Fresno for years has tried to fatten the city treasury from advertisers eager to pay for use of strategically located, but lightly used, public property.
The Planning Commission on Wednesday will debate whether concerns about alleged blight trump a possible big payday.
At issue is a billboard proposed for a piece of city-owned land on Howard Street in North Fresno. The property is next to Highway 41, west of Kaiser Permanente Hospital. The hospital is on Fresno Street between Herndon and Alluvial avenues.
Outfront Media wants to erect a digital LED billboard on the site. The part of the billboard that would display the advertising would be 14 feet high and 48 feet wide. The overall billboard, including pole, would be 86-feet high. Municipal code says the height limit for such a sign at this spot is 60 feet.
Outfront Media has asked City Hall to approve a “variance” to the height restriction – in other words, an exception to the rules. The planning and development department is fine with Outfront Media building a 60-foot sign, but says no to the variance. Outfront Media is appealing to the Commissioners.
What makes the debate especially interesting is the potential amount of money involved. If I read the documents posted on the City Clerk’s website correctly, the company would pay City Hall nearly $3.5 million in rent over the first 25 years of the deal ($130,000 annually in the beginning, rising to nearly $150,000 annually at the end of the period). The deal also contains a revenue-sharing provision. According to the company (assuming, again, that I’m reading correctly the posted documents), the city’s estimated share of advertising revenue over 25 years from a 60-foot sign would total about $95,000. The city’s share over 25 years from an 86-foot sign would total nearly $3.1 million.
Of course, revenue estimates are not a sure thing. And once a big billboard is in place, well, taking it down can be easier said than down. Still, Outfront Media’s appeal brings to mind the optimistic talk of city officials in years past about the potential revenue-generating power of lightly used city property.
Advertisers are chomping at the bit to pay us, city officials once said. We can hardly wait to take their money, city officials once said.
The staff report summarizes City Hall’s position.
For example, Outdoor Media says nearby trees could obstruct the view of a 60-foot sign. The city says the tops of the trees would obstruct less than 1% of the billboard’s message. The trees are on Caltrans property; there are procedures to get Caltrans to trim them.
Outdoor Media says there’s a telecommunications tower on the site. The city says the tower obstructs a tiny portion of the billboard’s message.
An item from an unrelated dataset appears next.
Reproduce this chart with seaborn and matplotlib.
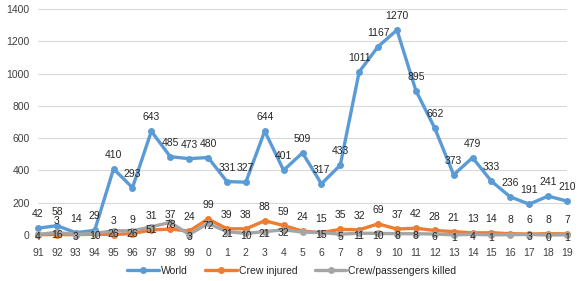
import matplotlib
matplotlib.use("Agg")
import matplotlib.pyplot as plt
import seaborn as sns
import pandas as pd

sns.set_theme(style="white")
plt.rcParams['font.family'] = ['Liberation Sans', 'DejaVu Sans']

years = ['91', '92', '93', '94', '95', '96', '97', '98', '99', '0', '1', '2', '3', '4',
         '5', '6', '7', '8', '9', '10', '11', '12', '13', '14', '15', '16', '17', '18', '19']
world = [42, 58, 14, 29, 410, 293, 643, 485, 473, 480, 331, 327, 644, 401, 509, 317, 433,
         1011, 1167, 1270, 895, 662, 373, 479, 333, 236, 191, 241, 210]
injured = [2, 3, 2, 5, 3, 9, 31, 37, 24, 99, 39, 38, 88, 59, 24, 15, 35, 32, 69, 37, 42,
           28, 21, 13, 14, 8, 6, 8, 7]
killed = [4, 16, 3, 10, 26, 26, 51, 78, 3, 72, 21, 10, 21, 32, 18, 15, 5, 11, 10, 8, 8,
          6, 1, 4, 1, 2, 3, 0, 1]
injured_shown = [False, True, False, False] + [True] * 25
killed_shown = [True] * 14 + [False] + [True] * 10 + [False] + [True] * 3

names = ['World', 'Crew injured', 'Crew/passengers killed']
colors = ['#5B9BD5', '#ED7D31', '#A5A5A5']

df = pd.DataFrame({'x': list(range(len(years))), names[0]: world,
                   names[1]: injured, names[2]: killed})
long = df.melt(id_vars='x', var_name='series', value_name='value')

fig = plt.figure(figsize=(5.84, 2.81), dpi=100)
ax = fig.add_axes([38 / 584, 46 / 281, (567 - 38) / 584, (235 - 9) / 281])

sns.lineplot(data=long, x='x', y='value', hue='series', hue_order=names,
             palette=colors, marker='o', markersize=5, markeredgewidth=0,
             linewidth=2.4, ax=ax, legend=True, sort=False)
for ln in ax.lines:
    ln.set_clip_on(False)

fs = 7.5
ax.set_xlim(0, len(years) - 1)
ax.set_ylim(0, 1400)
ax.set_yticks(range(0, 1401, 200))
ax.set_xticks(range(len(years)))
ax.set_xticklabels(years)
ax.set_xlabel('')
ax.set_ylabel('')
ax.tick_params(axis='both', length=0, labelsize=fs, colors='#404040')
ax.tick_params(axis='x', pad=9)
ax.tick_params(axis='y', pad=6)
for s in ax.spines.values():
    s.set_visible(False)
ax.yaxis.grid(True, color='#D9D9D9', linewidth=0.8)
ax.xaxis.grid(False)
ax.set_axisbelow(True)

lab_kw = dict(textcoords='offset points', ha='center', va='center', fontsize=fs,
              color='#262626', annotation_clip=False)
for i, v in enumerate(world):
    ax.annotate(str(v), (i, v), xytext=(0, 10), **lab_kw)
for i, v in enumerate(injured):
    if injured_shown[i]:
        ax.annotate(str(v), (i, v), xytext=(0, 10), **lab_kw)
for i, v in enumerate(killed):
    if killed_shown[i]:
        ax.annotate(str(v), (i, v), xytext=(0, -2), **lab_kw)

handles, labels = ax.get_legend_handles_labels()
ax.legend(handles, labels, loc='center', bbox_to_anchor=(0.5, 10 / 281),
          bbox_transform=fig.transFigure, ncol=3, frameon=False, fontsize=fs,
          handlelength=3.0, handletextpad=0.2, columnspacing=1.7, labelcolor='#262626')

fig.savefig('out.png', dpi=100)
Outdoor Media says a similar sign at Manchester Center sets a precedent. The city says the Manchester Center sign, focused as it is on on-premise commercial messages, meets development code mandates.
As to money, the staff report says: “The applicant presents several arguments that they do not operate profitable billboards with similar obstructions, and that the denial of the Variance would reduce revenue by fifty percent; however they presented a pro forma that states that despite the obstructions, the applicant stands to gain almost $5.7 million, after expenses, over the course of 25 years.”
I found the first part of that long sentence to suggest that Outdoor Media, should it fail to get its way, might not build any sign at all. There would go the annual rent (a sure revenue stream) in addition to revenue sharing (an uncertain but perhaps substantial revenue stream). Maybe the two sides are playing a game of diplomatic chicken.
The staff report’s fundamental judgment is this: “… it is staff’s conclusion that if the City were to grant the Variance, there would be adverse impacts to the immediate area in the form of general blight resulting from the excessive height of the billboard structure. Should the Variance be granted, future similar projects in the area would reasonably and consequently expect similar concessions.
“The City appreciates the applicants’ concern for revenue generation, and shares its desire to remain a viable partner. Unfortunately, the requested Variance carries too many negative impacts to warrant its recommendation.”
The Council District 6 Project Review Committee recommended approval of the Variance on a 4-0 vote.
District 6 Council Member Garry Bredefeld told me by phone on Monday that he supports business, yet has concerns about the 86-foot sign.
“I suspect a lot of people are going to very concerned about a sign that is nearly 90 feet tall,” Bredefeld said.